Сам Флек, возможно, оценил бы пользу такого умолчания Куна, поскольку одним из его фундаментальных допущений о социальном мире было то, что эмоции присутствуют везде и в любом действии. Если эмоции исчезают, значит, наступает момент критического консенсуса того или иного рода. Флек считал нейтральность и рациональность почти слепыми пятнами культуры, когда имеется настолько полный консенсус, что может создаваться впечатление отсутствия эмоций. Решение Куна частично принять идеи Флека, выбросив эмоции, таким образом, согласовывалось с догадками самого Флека. В разгар холодной войны и ее страстей, когда научное сообщество находилось в кризисе и ученые даже в его родном Принстонском университете ссорились друг с другом из-за природы и ценности науки, Кун решил создать картину науки, поддерживающую ее полную нейтральность.
Историки и другие специалисты в сфере гуманитарных и социальных наук давно испытывают трудности с тем, как осмысливать и писать об эмоциях. С точки зрения некоторых историков науки, внимание к эмоциям грозит превратиться в психологическую или психоаналитическую проблему – в применение современных теорий личности к историческим фигурам задним числом – или в объяснение прошлого с позиции чувств людей, а не властных структур или идеологий. Политологи, занимающиеся международными отношениями, также склонны игнорировать открытое рассмотрение эмоций. Политолог Нета Кроуфорд объясняет это «допущением рациональности», согласно которому поведение государства интерпретируется как разумное и обусловленное рациональным расчетом баланса затрат и выгод. Она отмечает, что даже те, кто изучает «иррациональное» поведение в международных отношениях, ищут когнитивные искажения, а не эмоции. Очень мало эмоций (одна из них – ненависть) повсеместно признаются актуальными для международных отношений, но они обычно не рассматриваются специалистами-международниками как научная проблема и считаются очевидными.

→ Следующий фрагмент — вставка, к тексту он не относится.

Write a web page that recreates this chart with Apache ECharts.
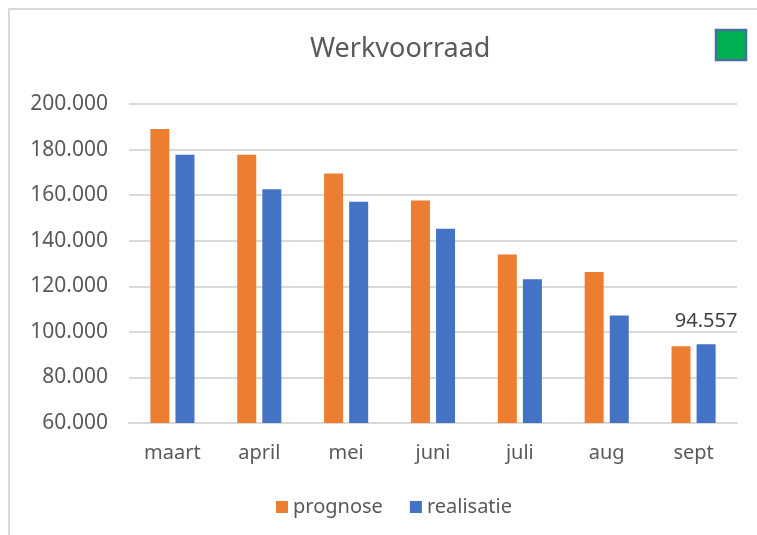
<!DOCTYPE html>
<html>
<head>
<meta charset="utf-8">
<script src="https://cdn.jsdelivr.net/npm/echarts@6/dist/echarts.min.js"></script>
<style>
  html, body { margin: 0; padding: 0; background: #fff; }
  #chart { width: 757px; height: 535px; }
</style>
</head>
<body>
<div id="chart"></div>
<script>
  // maanden en waarden
  var maanden = ['maart', 'april', 'mei', 'juni', 'juli', 'aug', 'sept'];
  var prognose = [189000, 177700, 169500, 157600, 133900, 126300, 93700];
  var realisatie = [177700, 162600, 157100, 145200, 123100, 107200, 94557];

  var tekstKleur = '#595959';
  var font = 'Noto Sans';

  function nlGetal(v) {
    return String(Math.round(v)).replace(/\B(?=(\d{3})+(?!\d))/g, '.');
  }

  var myChart = echarts.init(document.getElementById('chart'));

  var option = {
    backgroundColor: '#ffffff',
    animation: false,
    title: {
      text: 'Werkvoorraad',
      left: 305,
      top: 31,
      textStyle: { fontFamily: font, fontSize: 27, fontWeight: 'normal', color: tekstKleur }
    },
    legend: {
      bottom: 13,
      left: 271,
      icon: 'rect',
      itemWidth: 12,
      itemHeight: 12,
      itemGap: 27,
      textStyle: { fontFamily: font, fontSize: 20, color: tekstKleur },
      data: ['prognose', 'realisatie']
    },
    grid: { left: 129, right: 20, top: 104, bottom: 112, containLabel: false },
    xAxis: {
      type: 'category',
      data: maanden,
      axisTick: { show: false },
      axisLine: { lineStyle: { color: '#d9d9d9', width: 2 } },
      axisLabel: { fontFamily: font, fontSize: 20, color: tekstKleur, margin: 20 }
    },
    yAxis: {
      type: 'value',
      min: 60000,
      max: 200000,
      interval: 20000,
      axisLine: { show: false },
      axisTick: { show: false },
      splitLine: { lineStyle: { color: '#d9d9d9', width: 2 } },
      axisLabel: {
        fontFamily: font, fontSize: 21, color: tekstKleur, margin: 21,
        formatter: nlGetal
      }
    },
    series: [
      {
        name: 'prognose',
        type: 'bar',
        data: prognose,
        barWidth: 19,
        barGap: '32%',
        itemStyle: { color: '#ED7D31' }
      },
      {
        name: 'realisatie',
        type: 'bar',
        data: realisatie.map(function (v, i) {
          if (i === realisatie.length - 1) {
            return {
              value: v,
              label: {
                show: true, position: 'top', distance: 13,
                fontFamily: font, fontSize: 20, color: '#404040',
                formatter: function (p) { return nlGetal(p.value); }
              }
            };
          }
          return v;
        }),
        barWidth: 19,
        itemStyle: { color: '#4472C4' }
      }
    ],
    graphic: [
      {
        type: 'rect',
        shape: { x: 9, y: 9, width: 800, height: 600 },
        style: { fill: 'none', stroke: '#d9d9d9', lineWidth: 2 },
        silent: true
      },
      {
        type: 'rect',
        shape: { x: 716, y: 30, width: 30, height: 30 },
        style: { fill: '#00B050', stroke: '#41719C', lineWidth: 2.5 },
        silent: true
      }
    ]
  };

  myChart.setOption(option);
</script>
</body>
</html>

Другие эмоции признаются и замечаются в меньшей мере, даже если на практике они встроены в теории мировой политики. Кроуфорд считает, что «страх и другие эмоции не только присущи действующим лицам, но и институционализируются в структурах и процессах мировой политики». Однако их наличие и важность систематически скрываются[413]
. Свежая литература по истории эмоций свидетельствует, что эмоции действуют в мире, и в целях социального и исторического анализа не нужно выискивать данные о «реальных», внутренних чувствах или ментальных процессах. Несложно проследить, как эмоции рождаются, понимаются, объясняются и проявляются. Эмоции можно рассматривать как языковую игру, развивающуюся в соответствии с общими правилами и контекстом, предполагает Кроуфорд, причем эти правила закодированы в грамматике представления.Рассмотрение эмоций с точки зрения грамматики представления допускает определенный агностицизм в отношении внутренних ментальных состояний. Оно не требует гипотезы о текущих или пережитых чувствах. В то же время я хотела бы отметить, что даже идея существования технологически видимого, биологического, внутреннего коррелята эмоций порождена расцветом современной науки. Это телесное изменение, которое может изучаться в лаборатории, – эта механизированная эмоция нервных цепей и органических состояний мозга – возникает вместе с современностью и современной наукой. Это продукт систем знания, о существовании которого известно благодаря практике прослеживания его внутренних механизмов.
Я хочу подчеркнуть, что эмоции обычно являются проявлениями властных отношений. Они динамичным и информативным образом соединяют индивидуальное с общественным. Они всегда связаны с тем, что Кроуфорд называет «правовым предписанием», осуществляемым посредством общественного и политического порядка[414]
.Я начала свои заключительные размышления этим введением в эмоции, поскольку война есть сфера сильных эмоциональных проявлений. Клаузевиц это знал, и, я полагаю, многие, кто состоит на действительной военной службе, знают это сегодня. То, как эти эмоции выглядят, что они означают и как вооруженные силы и негосударственные игроки используют их, определяется ныне машинами и научными идеями. Хотя стратегии терроризма XXI века могут казаться примитивными, грубыми или архаичными, они отражают технократическую рациональность и глобальную силу рационального мышления. Они порождены технократической войной: для людей, бросающих вызов могущественным государствам, контролирующим научное оружие непостижимой силы, производство страха с целью причинения ущерба является технологически реалистичным выбором.